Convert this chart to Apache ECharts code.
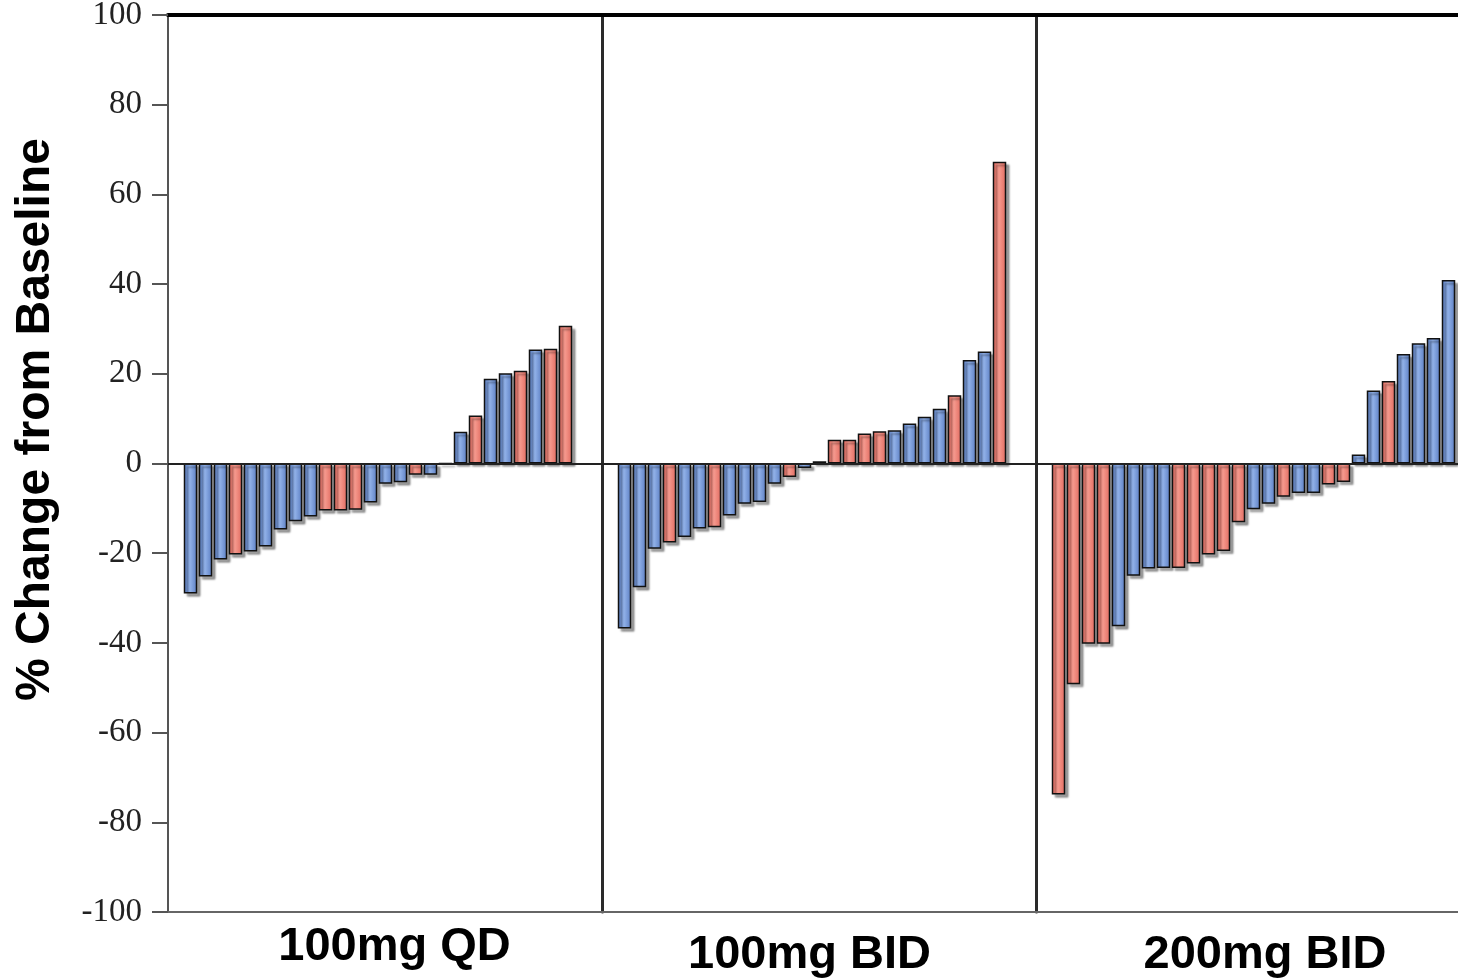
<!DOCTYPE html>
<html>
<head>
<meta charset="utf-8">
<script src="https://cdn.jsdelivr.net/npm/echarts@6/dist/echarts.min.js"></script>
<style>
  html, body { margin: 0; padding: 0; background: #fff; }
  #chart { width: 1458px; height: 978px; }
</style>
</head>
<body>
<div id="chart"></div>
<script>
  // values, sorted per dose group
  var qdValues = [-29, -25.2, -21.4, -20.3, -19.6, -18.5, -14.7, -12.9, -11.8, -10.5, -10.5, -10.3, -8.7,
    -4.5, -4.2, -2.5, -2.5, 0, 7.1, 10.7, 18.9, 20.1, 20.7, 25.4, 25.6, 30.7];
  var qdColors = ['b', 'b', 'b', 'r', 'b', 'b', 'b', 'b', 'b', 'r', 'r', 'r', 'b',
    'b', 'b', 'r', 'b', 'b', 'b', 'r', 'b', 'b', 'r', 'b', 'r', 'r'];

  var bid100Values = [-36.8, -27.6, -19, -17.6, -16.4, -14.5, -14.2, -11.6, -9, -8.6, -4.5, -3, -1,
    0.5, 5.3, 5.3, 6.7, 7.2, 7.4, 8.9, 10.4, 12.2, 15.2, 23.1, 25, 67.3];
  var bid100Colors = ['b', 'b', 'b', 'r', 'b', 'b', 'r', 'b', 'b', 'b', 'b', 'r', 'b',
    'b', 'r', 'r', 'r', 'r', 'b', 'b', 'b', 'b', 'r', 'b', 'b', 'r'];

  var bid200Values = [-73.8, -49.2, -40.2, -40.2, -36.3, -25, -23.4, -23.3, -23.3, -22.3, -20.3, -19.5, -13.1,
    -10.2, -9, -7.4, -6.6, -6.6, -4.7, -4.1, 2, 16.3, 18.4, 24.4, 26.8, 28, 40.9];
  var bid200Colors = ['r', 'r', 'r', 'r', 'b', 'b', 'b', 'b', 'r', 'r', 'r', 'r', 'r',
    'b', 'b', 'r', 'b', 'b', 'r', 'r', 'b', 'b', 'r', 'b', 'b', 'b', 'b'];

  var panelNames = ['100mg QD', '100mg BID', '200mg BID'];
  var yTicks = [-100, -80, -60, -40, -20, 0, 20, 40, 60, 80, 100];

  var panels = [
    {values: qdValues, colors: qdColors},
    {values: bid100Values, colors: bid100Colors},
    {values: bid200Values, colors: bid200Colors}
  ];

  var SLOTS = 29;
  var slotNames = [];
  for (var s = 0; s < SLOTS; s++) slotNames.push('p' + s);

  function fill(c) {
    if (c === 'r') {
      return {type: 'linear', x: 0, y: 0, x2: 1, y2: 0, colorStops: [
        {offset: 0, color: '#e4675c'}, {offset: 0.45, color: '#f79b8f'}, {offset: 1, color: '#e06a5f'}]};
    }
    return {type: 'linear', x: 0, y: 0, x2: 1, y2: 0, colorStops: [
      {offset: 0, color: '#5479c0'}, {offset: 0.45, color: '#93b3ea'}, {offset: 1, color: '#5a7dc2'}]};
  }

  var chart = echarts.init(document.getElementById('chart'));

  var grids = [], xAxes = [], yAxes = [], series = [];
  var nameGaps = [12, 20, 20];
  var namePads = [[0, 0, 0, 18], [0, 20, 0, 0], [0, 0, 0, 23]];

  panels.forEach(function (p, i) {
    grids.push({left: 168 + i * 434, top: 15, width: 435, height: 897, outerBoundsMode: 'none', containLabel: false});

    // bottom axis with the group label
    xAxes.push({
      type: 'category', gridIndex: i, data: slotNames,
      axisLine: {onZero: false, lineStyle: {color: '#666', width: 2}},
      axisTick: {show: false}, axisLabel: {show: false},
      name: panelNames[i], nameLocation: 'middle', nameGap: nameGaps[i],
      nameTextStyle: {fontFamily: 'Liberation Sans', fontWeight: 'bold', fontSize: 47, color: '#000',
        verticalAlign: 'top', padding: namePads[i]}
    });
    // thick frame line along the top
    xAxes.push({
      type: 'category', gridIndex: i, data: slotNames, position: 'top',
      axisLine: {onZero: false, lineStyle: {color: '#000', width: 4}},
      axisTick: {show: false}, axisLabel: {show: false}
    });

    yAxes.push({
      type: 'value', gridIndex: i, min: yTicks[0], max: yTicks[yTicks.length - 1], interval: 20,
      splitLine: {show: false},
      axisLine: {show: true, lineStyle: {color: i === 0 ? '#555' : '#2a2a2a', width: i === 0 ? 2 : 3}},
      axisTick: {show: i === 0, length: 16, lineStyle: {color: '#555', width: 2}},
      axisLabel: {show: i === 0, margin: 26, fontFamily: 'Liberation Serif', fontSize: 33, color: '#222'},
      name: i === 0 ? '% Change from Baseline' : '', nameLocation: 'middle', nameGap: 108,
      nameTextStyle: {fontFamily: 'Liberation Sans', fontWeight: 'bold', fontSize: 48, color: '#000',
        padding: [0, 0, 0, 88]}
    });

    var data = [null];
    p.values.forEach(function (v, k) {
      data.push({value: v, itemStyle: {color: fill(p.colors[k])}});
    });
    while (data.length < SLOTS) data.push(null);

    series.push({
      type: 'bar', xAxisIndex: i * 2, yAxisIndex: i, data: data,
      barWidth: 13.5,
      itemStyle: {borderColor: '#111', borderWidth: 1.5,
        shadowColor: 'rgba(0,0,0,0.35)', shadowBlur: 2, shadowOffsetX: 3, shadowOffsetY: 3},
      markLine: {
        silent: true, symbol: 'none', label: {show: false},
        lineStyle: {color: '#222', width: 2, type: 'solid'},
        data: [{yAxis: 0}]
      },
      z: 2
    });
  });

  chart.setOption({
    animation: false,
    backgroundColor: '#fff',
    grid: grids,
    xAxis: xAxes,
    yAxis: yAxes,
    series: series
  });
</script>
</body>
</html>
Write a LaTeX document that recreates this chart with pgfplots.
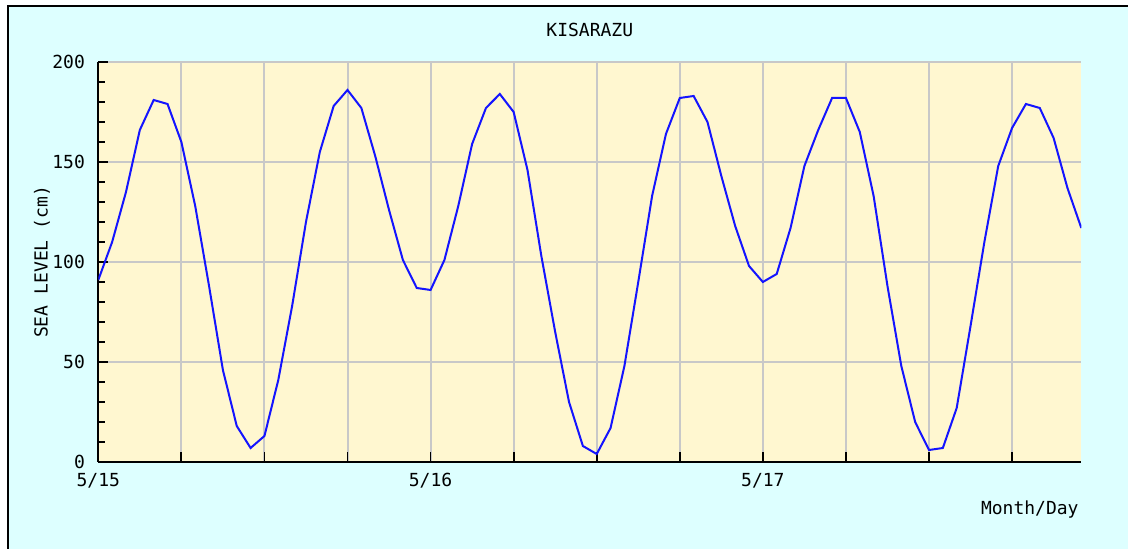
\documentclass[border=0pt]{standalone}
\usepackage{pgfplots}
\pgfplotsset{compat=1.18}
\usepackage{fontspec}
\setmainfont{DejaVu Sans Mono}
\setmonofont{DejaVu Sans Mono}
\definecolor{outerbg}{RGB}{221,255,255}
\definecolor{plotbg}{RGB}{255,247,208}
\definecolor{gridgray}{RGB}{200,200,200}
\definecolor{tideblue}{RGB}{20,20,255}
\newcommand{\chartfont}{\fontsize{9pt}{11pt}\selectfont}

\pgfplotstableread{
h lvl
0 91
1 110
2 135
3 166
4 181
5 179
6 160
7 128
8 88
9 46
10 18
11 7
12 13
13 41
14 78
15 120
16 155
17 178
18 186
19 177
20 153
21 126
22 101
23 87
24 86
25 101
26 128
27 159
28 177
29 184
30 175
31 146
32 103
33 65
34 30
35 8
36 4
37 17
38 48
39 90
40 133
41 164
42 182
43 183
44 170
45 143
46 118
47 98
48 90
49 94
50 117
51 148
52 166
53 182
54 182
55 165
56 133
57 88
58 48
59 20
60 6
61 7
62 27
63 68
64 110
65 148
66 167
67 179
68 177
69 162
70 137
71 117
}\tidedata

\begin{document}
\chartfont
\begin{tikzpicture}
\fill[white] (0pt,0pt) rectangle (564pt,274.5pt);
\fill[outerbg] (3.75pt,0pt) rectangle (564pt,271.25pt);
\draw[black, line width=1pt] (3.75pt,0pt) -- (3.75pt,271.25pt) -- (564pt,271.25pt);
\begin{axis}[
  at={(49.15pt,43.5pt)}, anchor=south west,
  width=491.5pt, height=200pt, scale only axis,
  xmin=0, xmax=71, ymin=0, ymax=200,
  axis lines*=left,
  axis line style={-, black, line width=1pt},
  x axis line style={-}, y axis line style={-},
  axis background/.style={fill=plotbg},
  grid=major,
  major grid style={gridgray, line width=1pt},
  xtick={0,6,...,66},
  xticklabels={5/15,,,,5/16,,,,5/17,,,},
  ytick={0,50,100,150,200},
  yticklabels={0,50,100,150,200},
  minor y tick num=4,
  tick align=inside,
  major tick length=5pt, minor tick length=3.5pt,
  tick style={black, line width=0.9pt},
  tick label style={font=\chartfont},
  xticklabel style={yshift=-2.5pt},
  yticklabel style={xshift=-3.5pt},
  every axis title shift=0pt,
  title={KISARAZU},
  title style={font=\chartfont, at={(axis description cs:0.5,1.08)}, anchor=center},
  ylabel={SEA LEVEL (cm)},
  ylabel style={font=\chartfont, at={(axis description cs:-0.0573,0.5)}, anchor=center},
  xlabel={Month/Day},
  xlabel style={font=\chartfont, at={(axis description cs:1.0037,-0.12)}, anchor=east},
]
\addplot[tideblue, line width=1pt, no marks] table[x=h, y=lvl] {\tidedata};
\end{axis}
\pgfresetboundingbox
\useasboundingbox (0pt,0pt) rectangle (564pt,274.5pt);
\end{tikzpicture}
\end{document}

◇ ◇ ◇ ◇ ◇

## PROBLEM
Each line that has the word "this" counts once. How many such lines are in the data? Give the number alone.

## SOLUTION TO THE EXERCISE
2